Sir, – Desmond Fennell laments the loss of the idea of the Irish nation as “ancient, Gaelic, Catholic and rural”, which he believes “united and empowered us” (Opinion, January 25th). As an Irish Presbyterian and a public servant with a life-long commitment to educating this nation’s young people, and empowering them linguistically to be citizens who can engage with the wider world, I don’t know whether I should cry or just laugh at this nostalgia for a past that never was. – Yours, etc,
Sir, – Desmond Fennell (Opinion, January 25th) has done the nation a considerable service in raising issues about us, our attitudes and our values. His assessment of the state of the nation is timely and valuable.

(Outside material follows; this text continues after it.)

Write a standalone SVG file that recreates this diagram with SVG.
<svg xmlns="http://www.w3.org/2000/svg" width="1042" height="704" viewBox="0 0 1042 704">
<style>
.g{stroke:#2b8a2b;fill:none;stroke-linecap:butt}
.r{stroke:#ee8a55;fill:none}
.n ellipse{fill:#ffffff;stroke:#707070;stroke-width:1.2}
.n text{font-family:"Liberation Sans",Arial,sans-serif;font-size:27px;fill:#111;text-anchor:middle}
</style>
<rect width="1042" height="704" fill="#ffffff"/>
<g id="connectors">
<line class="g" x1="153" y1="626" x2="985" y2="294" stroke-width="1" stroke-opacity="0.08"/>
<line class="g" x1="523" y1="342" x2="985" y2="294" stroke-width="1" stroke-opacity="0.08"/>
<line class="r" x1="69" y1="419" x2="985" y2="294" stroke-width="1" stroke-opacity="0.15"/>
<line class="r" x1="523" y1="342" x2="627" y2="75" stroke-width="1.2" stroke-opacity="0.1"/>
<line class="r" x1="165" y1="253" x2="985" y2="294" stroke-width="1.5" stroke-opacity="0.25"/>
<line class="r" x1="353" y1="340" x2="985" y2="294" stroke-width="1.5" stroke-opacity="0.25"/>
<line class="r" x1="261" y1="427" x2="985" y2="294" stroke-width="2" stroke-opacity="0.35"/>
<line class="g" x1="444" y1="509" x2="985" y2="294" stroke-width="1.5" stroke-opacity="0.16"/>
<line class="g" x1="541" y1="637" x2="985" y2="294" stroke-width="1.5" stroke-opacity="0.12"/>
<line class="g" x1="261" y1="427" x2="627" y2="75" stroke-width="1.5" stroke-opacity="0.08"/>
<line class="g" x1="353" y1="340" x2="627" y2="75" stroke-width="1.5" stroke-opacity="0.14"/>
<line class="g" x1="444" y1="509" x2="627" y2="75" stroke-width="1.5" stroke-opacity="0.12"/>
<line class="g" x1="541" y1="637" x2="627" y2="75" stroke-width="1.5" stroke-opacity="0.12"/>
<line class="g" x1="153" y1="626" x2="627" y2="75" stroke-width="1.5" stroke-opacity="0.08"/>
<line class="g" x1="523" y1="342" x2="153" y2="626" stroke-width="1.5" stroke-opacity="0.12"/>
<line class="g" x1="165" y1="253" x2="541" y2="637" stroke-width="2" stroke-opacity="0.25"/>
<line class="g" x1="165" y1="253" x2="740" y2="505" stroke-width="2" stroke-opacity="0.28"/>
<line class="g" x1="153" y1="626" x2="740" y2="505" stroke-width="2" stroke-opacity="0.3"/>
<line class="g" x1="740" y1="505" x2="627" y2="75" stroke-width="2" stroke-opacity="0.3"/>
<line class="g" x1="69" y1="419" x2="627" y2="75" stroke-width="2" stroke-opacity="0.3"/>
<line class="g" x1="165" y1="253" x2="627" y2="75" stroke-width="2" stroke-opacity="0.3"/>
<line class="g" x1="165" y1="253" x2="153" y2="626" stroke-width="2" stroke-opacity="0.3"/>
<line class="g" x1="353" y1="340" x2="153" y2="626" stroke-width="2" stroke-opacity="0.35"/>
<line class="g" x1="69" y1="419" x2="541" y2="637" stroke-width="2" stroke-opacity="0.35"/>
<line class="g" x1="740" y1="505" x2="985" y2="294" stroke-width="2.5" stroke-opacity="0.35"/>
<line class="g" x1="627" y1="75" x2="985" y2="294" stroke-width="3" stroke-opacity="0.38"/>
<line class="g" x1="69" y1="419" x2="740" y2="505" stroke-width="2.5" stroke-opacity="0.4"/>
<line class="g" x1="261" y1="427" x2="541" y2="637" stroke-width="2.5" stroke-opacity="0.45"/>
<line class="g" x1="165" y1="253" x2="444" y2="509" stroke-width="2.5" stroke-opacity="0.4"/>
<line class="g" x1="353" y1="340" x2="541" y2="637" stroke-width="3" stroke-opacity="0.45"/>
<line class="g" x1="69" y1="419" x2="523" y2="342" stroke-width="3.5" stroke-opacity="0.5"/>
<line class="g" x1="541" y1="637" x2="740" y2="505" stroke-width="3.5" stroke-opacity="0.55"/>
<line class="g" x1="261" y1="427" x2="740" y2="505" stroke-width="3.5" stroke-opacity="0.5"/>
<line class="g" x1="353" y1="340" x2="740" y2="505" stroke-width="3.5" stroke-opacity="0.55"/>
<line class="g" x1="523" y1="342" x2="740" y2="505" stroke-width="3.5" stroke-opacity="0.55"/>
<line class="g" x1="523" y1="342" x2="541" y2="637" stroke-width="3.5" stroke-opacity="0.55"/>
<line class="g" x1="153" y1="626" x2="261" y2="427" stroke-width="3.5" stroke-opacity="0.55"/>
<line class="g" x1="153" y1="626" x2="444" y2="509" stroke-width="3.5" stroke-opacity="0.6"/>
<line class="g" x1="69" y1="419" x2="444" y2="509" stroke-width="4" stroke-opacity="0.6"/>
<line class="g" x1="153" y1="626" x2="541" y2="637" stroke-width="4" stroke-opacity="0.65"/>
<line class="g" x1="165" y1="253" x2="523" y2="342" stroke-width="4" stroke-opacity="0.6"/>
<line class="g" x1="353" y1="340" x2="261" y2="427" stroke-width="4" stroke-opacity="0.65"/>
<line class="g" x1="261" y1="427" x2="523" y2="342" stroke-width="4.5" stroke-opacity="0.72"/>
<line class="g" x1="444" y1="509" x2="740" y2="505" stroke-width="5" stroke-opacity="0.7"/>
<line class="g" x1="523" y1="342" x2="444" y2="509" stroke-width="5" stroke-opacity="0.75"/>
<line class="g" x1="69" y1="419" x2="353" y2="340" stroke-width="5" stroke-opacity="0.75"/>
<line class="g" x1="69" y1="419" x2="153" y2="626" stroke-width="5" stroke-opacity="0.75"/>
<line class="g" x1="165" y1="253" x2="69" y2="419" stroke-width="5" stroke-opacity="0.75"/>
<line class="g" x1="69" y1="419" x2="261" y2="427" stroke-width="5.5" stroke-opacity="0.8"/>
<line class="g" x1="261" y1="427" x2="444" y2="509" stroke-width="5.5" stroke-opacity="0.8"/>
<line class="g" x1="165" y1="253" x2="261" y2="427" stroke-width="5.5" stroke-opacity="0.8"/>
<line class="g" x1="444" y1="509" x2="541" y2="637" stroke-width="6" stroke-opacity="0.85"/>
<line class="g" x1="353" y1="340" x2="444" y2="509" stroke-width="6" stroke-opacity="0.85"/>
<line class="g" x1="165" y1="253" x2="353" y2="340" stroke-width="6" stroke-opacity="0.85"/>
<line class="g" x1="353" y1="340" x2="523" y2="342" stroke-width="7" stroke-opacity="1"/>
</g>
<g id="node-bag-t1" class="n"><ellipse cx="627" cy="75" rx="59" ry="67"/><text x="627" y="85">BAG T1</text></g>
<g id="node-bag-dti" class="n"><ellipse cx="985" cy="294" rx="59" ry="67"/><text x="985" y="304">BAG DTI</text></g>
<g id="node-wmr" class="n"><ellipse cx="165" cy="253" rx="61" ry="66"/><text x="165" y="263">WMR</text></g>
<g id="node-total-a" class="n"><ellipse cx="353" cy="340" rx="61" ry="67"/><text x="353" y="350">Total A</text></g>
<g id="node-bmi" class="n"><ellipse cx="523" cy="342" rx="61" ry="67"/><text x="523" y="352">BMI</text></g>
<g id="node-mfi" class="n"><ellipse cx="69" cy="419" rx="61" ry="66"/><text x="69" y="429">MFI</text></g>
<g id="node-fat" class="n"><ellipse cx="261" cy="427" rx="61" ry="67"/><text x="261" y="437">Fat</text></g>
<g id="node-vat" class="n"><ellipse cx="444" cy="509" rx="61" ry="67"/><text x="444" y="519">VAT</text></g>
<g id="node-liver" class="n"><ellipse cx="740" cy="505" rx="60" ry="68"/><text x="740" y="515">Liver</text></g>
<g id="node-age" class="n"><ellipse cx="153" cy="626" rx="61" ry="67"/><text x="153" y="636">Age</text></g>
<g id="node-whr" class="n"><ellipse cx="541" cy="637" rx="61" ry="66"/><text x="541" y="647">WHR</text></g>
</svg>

Can I urge that The Irish Times take up his theme and provoke us all into thinking about who we are and what we want for our country, in much the same way as was done in your 2010 series on “Renewing the Republic” and in your more recent articles about the penal system.
Such “provocation” should be welcomed: we all need to check our bearings now and again and to make sure that we are on a right course. This is every citizen’s business, duty even. We cannot expect our nation to flourish if we presume that somehow it will run itself. The price of democracy is that the people will take a keen and active interest in their country, and the price of indifference is failure. It is worth remembering, that in the cradle of democracy that was ancient Greece, those who did not take an active interest in civic affairs were called “idiotes” – they were the people who couldn’t be bothered, the idiots.

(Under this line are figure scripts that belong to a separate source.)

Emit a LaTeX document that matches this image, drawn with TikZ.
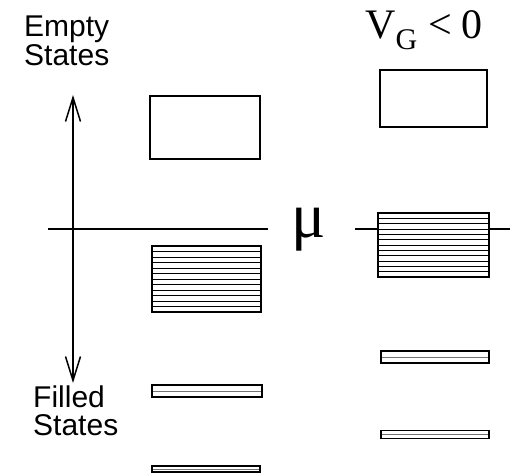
\documentclass[tikz,border=0pt]{standalone}
\usepackage{fontspec}
\setmainfont{Liberation Serif}
\newfontfamily\labelfont{Liberation Sans}
\usetikzlibrary{arrows.meta,calc}
\begin{document}
\begin{tikzpicture}[x=1pt,y=-1pt,
  box/.style={draw,line width=1.8pt,fill=white,inner sep=0pt,outer sep=0pt},
  hatched/.style={box,path picture={
      \foreach \k in {1,...,11}
        \draw[line width=0.9pt]
          ($(path picture bounding box.north west)!\k/12!(path picture bounding box.south west)$) --
          ($(path picture bounding box.north east)!\k/12!(path picture bounding box.south east)$);}},
  band/.style={box,path picture={
      \draw[line width=0.7pt,black!55]
        (path picture bounding box.west) -- (path picture bounding box.east);}},
  lbl/.style={font=\labelfont\fontsize{30}{30}\selectfont,anchor=base west,inner sep=0pt},
  level/.style={line width=1.8pt},
  axis/.style={line width=1.5pt,{Straight Barb[length=24pt,width=15pt,line width=1.5pt]}-{Straight Barb[length=24pt,width=15pt,line width=1.5pt]}}
]
\useasboundingbox (0,0) rectangle (510,474);
% labels
\node[lbl] (empty1) at (24,36) {Empty};
\node[lbl] (empty2) at (24,65) {States};
\node[lbl] (filled1) at (33,407) {Filled};
\node[lbl] (filled2) at (33,435) {States};
\node[anchor=base west,inner sep=0pt,font=\fontsize{42}{42}\selectfont] (vg) at (365,38)
  {V\raisebox{-11pt}{\fontsize{30}{30}\selectfont G}\hspace{11pt}<\hspace{10pt}0};
\node[anchor=base,inner sep=0pt,font=\fontsize{64}{64}\selectfont] (mu) at (309,237) {μ};
% axis
\coordinate (atop) at (73,95);
\coordinate (abot) at (73,383);
\draw[axis] (atop) -- (abot);
% Fermi level lines
\coordinate (l1) at (48,229);
\coordinate (l2) at (268,229);
\coordinate (r1) at (355,229);
\coordinate (r2) at (510,229);
\draw[level] (l1) -- (l2);
\draw[level] (r1) -- (r2);
% left column
\node[box,minimum width=110pt,minimum height=63pt] (le) at (205,127.5) {};
\node[hatched,minimum width=109pt,minimum height=66pt] (lf) at (206.5,279) {};
\node[band,minimum width=110pt,minimum height=12pt] (lb1) at (207,391) {};
\node[band,minimum width=108pt,minimum height=6pt] (lb2) at (206,469) {};
% right column
\node[box,minimum width=107pt,minimum height=57pt] (re) at (433.5,98.5) {};
\node[hatched,minimum width=111pt,minimum height=64pt] (rf) at (433.5,245) {};
\node[band,minimum width=108pt,minimum height=12pt] (rb1) at (435,357) {};
\node[band,minimum width=108pt,minimum height=8pt] (rb2) at (435,434.5) {};
\end{tikzpicture}
\end{document}
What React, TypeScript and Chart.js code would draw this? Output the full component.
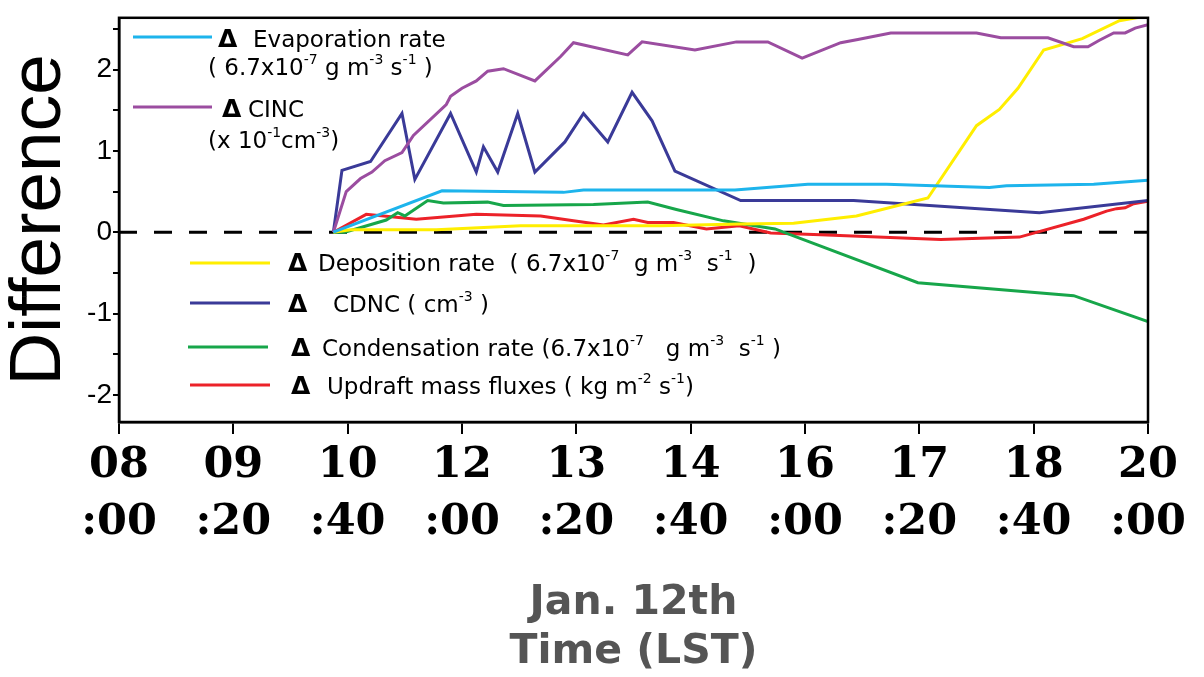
import { useEffect, useRef } from "react";
import { Chart, registerables } from "chart.js";

Chart.register(...registerables);

// ---- axis ticks (minutes after 08:00) ----
const xTickValues = [0, 80, 160, 240, 320, 400, 480, 560, 640, 720];
const xTickLabels = [
  ["08", ":00"], ["09", ":20"], ["10", ":40"], ["12", ":00"], ["13", ":20"],
  ["14", ":40"], ["16", ":00"], ["17", ":20"], ["18", ":40"], ["20", ":00"],
];
const yTickValues = [-2, -1.5, -1, -0.5, 0, 0.5, 1, 1.5, 2, 2.5];

// ---- series (x in minutes after 08:00 LST) ----
const evapMin = [150, 226, 311, 325, 431, 482, 537, 609, 621, 682, 720];
const evapVal = [0, 0.51, 0.49, 0.52, 0.52, 0.59, 0.59, 0.55, 0.57, 0.59, 0.64];

const cincMin = [150, 159, 169, 177, 186, 198, 206, 229, 232, 240, 250, 258, 269, 291, 309, 318, 356, 366, 403, 432, 454, 478, 505, 517, 540, 600, 617, 650, 668, 678, 686, 696, 704, 711, 720];
const cincVal = [0, 0.5, 0.66, 0.74, 0.88, 0.98, 1.19, 1.57, 1.67, 1.77, 1.86, 1.98, 2.01, 1.86, 2.16, 2.33, 2.18, 2.34, 2.24, 2.34, 2.34, 2.14, 2.33, 2.37, 2.45, 2.45, 2.39, 2.39, 2.28, 2.28, 2.36, 2.45, 2.45, 2.51, 2.55];

const depoMin = [150, 162, 222, 281, 379, 435, 472, 516, 566, 600, 616, 629, 647, 674, 700, 720];
const depoVal = [0, 0.03, 0.03, 0.08, 0.08, 0.1, 0.11, 0.2, 0.42, 1.31, 1.51, 1.77, 2.24, 2.38, 2.6, 2.66];

const cdncMin = [150, 156, 176, 198, 207, 232, 250, 255, 265, 279, 291, 312, 325, 342, 359, 373, 389, 435, 514, 644, 720];
const cdncVal = [0, 0.76, 0.87, 1.46, 0.65, 1.46, 0.74, 1.05, 0.74, 1.46, 0.74, 1.11, 1.46, 1.11, 1.72, 1.37, 0.75, 0.39, 0.39, 0.24, 0.39];

const condMin = [150, 158, 187, 195, 200, 216, 227, 258, 269, 332, 370, 390, 423, 459, 559, 668, 720];
const condVal = [0, 0, 0.15, 0.24, 0.2, 0.39, 0.36, 0.37, 0.33, 0.34, 0.37, 0.28, 0.14, 0.04, -0.62, -0.78, -1.1];

const updrMin = [150, 173, 208, 250, 295, 318, 339, 360, 370, 388, 411, 434, 456, 491, 575, 630, 675, 691, 698, 704, 710, 720];
const updrVal = [0, 0.22, 0.16, 0.22, 0.2, 0.14, 0.09, 0.16, 0.12, 0.12, 0.04, 0.08, -0.01, -0.03, -0.09, -0.06, 0.16, 0.26, 0.29, 0.3, 0.35, 0.38];

const zeroMin = [0, 720];
const zeroVal = [0, 0];

const seriesNames = ["Evaporation", "CINC", "Deposition", "CDNC", "Condensation", "Updraft"];
const seriesColors = ["#1DB4EC", "#9B4DA0", "#FFEE00", "#3A3A98", "#17A64A", "#EC2229"];

const pts = (xs: number[], ys: number[]) => xs.map((x, i) => ({ x, y: ys[i] }));

type Seg = { t: string; sup?: boolean };
const LEG_FONT = 23;

function drawRich(ctx: CanvasRenderingContext2D, x: number, y: number, segs: Seg[]) {
  let cx = x;
  for (const s of segs) {
    if (s.sup) {
      ctx.font = `${Math.round(LEG_FONT * 0.6)}px "DejaVu Sans"`;
      ctx.fillText(s.t, cx, y - LEG_FONT * 0.5);
    } else {
      ctx.font = `${LEG_FONT}px "DejaVu Sans"`;
      ctx.fillText(s.t, cx, y);
    }
    cx += ctx.measureText(s.t).width;
  }
}

const legendItems: { line: [number, number, number]; delta: number; rows: { x: number; y: number; segs: Seg[] }[] }[] = [
  {
    line: [133, 212, 37], delta: 218,
    rows: [
      { x: 253, y: 47, segs: [{ t: "Evaporation rate" }] },
      { x: 208, y: 75, segs: [{ t: "( 6.7x10" }, { t: "-7", sup: true }, { t: " g m" }, { t: "-3", sup: true }, { t: " s" }, { t: "-1", sup: true }, { t: " )" }] },
    ],
  },
  {
    line: [133, 212, 107], delta: 222,
    rows: [
      { x: 248, y: 117, segs: [{ t: "CINC" }] },
      { x: 208, y: 148, segs: [{ t: "(x 10" }, { t: "-1", sup: true }, { t: "cm" }, { t: "-3", sup: true }, { t: ")" }] },
    ],
  },
  {
    line: [190, 270, 263], delta: 288,
    rows: [
      { x: 318, y: 271, segs: [{ t: "Deposition rate  ( 6.7x10" }, { t: "-7", sup: true }, { t: "  g m" }, { t: "-3", sup: true }, { t: "  s" }, { t: "-1", sup: true }, { t: "  )" }] },
    ],
  },
  {
    line: [190, 270, 303], delta: 288,
    rows: [
      { x: 333, y: 312, segs: [{ t: "CDNC ( cm" }, { t: "-3", sup: true }, { t: " )" }] },
    ],
  },
  {
    line: [188, 268, 347], delta: 291,
    rows: [
      { x: 322, y: 356, segs: [{ t: "Condensation rate (6.7x10" }, { t: "-7", sup: true }, { t: "   g m" }, { t: "-3", sup: true }, { t: "  s" }, { t: "-1", sup: true }, { t: " )" }] },
    ],
  },
  {
    line: [190, 270, 385], delta: 291,
    rows: [
      { x: 327, y: 394, segs: [{ t: "Updraft mass fluxes ( kg m" }, { t: "-2", sup: true }, { t: " s" }, { t: "-1", sup: true }, { t: ")" }] },
    ],
  },
];

const framePlugin = {
  id: "frameAndLegend",
  afterDraw(chart: any) {
    const { ctx, chartArea } = chart;
    ctx.save();
    ctx.strokeStyle = "#000";
    ctx.lineWidth = 2.5;
    ctx.strokeRect(chartArea.left, chartArea.top, chartArea.right - chartArea.left, chartArea.bottom - chartArea.top);

    ctx.textBaseline = "alphabetic";
    ctx.textAlign = "left";
    legendItems.forEach((it, i) => {
      const ds = chart.data.datasets[i];
      ctx.strokeStyle = ds.borderColor;
      ctx.lineWidth = 3;
      ctx.beginPath();
      ctx.moveTo(it.line[0], it.line[2]);
      ctx.lineTo(it.line[1], it.line[2]);
      ctx.stroke();
      ctx.fillStyle = "#000";
      ctx.font = `bold ${LEG_FONT + 2}px "DejaVu Sans"`;
      ctx.fillText("Δ", it.delta, it.rows[0].y);
      it.rows.forEach((r) => drawRich(ctx, r.x, r.y, r.segs));
    });
    ctx.restore();
  },
};

export default function App() {
  const ref = useRef<HTMLCanvasElement | null>(null);

  useEffect(() => {
    if (!ref.current) return;
    const series = [
      pts(evapMin, evapVal),
      pts(cincMin, cincVal),
      pts(depoMin, depoVal),
      pts(cdncMin, cdncVal),
      pts(condMin, condVal),
      pts(updrMin, updrVal),
    ];
    const chart = new Chart(ref.current, {
      type: "line",
      data: {
        datasets: [
          ...series.map((d, i) => ({
            label: seriesNames[i],
            data: d,
            borderColor: seriesColors[i],
            backgroundColor: seriesColors[i],
            borderWidth: 3,
            pointRadius: 0,
            tension: 0,
            order: i,
          })),
          {
            label: "zero",
            data: pts(zeroMin, zeroVal),
            borderColor: "#000",
            borderWidth: 3,
            borderDash: [18, 17],
            pointRadius: 0,
            order: 99,
          },
        ],
      },
      options: {
        animation: false,
        responsive: false,
        devicePixelRatio: 1,
        layout: { padding: { left: 0, right: 56, top: 12, bottom: 0 } },
        plugins: { legend: { display: false }, tooltip: { enabled: false } },
        scales: {
          x: {
            type: "linear",
            min: 0,
            max: 720,
            afterBuildTicks: (s: any) => {
              s.ticks = xTickValues.map((v) => ({ value: v }));
            },
            afterFit: (s: any) => {
              s.height = 255;
            },
            ticks: {
              autoSkip: false,
              maxRotation: 0,
              padding: 3,
              color: "#000",
              font: { family: '"DejaVu Serif"', weight: "bold", size: 43, lineHeight: 1.33 },
              callback: (v: any) => xTickLabels[xTickValues.indexOf(Number(v))] ?? "",
            },
            grid: { drawOnChartArea: false, tickLength: 12, color: "#000", lineWidth: 2 },
            border: { color: "#000", width: 2.5 },
            title: {
              display: true,
              text: ["Jan. 12th", "Time (LST)"],
              color: "#555555",
              font: { family: '"DejaVu Sans"', weight: "bold", size: 41, lineHeight: 1.2 },
              padding: { top: 0, bottom: 0 },
            },
          },
          y: {
            type: "linear",
            min: -2.333,
            max: 2.636,
            afterBuildTicks: (s: any) => {
              s.ticks = yTickValues.map((v) => ({ value: v }));
            },
            afterFit: (s: any) => {
              s.width = 119;
            },
            ticks: {
              padding: 1,
              color: "#000",
              font: { family: '"Liberation Sans"', size: 28 },
              callback: (v: any) => (Number.isInteger(Number(v)) ? String(v) : ""),
            },
            grid: { drawOnChartArea: false, tickLength: 6, color: "#000", lineWidth: 2 },
            border: { color: "#000", width: 2.5 },
            title: {
              display: true,
              text: "Difference",
              color: "#000",
              font: { family: '"Liberation Sans"', size: 73, lineHeight: 1.1 },
              padding: { top: 0, bottom: 0 },
            },
          },
        },
      },
      plugins: [framePlugin],
    });
    return () => chart.destroy();
  }, []);

  return (
    <div style={{ position: "fixed", left: 0, top: 0, width: 1204, height: 677, background: "#fff" }}>
      <canvas ref={ref} width={1204} height={677} />
    </div>
  );
}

It seems appropriate now to ask whether, and to what extent, our failure as a people to ask the right questions and demand answers, especially during the boom years, paved the way for the recession that has condemned so many of our people to poverty, misery and the curse of emigration.
What kind of questions should we be asking ourselves at this stage?
Shouldn’t we ask whether we can be bothered, whether we care – about justice, about the elderly, the unemployed and the children – whether we really believe in integrity, whether we believe in ourselves, whether we see a future, what it is like and what we are prepared to do for it.
And we should ask too about that other defining aspect that Dr Fennell mentioned: our culture, how we express ourselves in music, literature and the visual arts, and what those things say for us and about us.
The future really is ours. What do we want it to be? – Yours etc.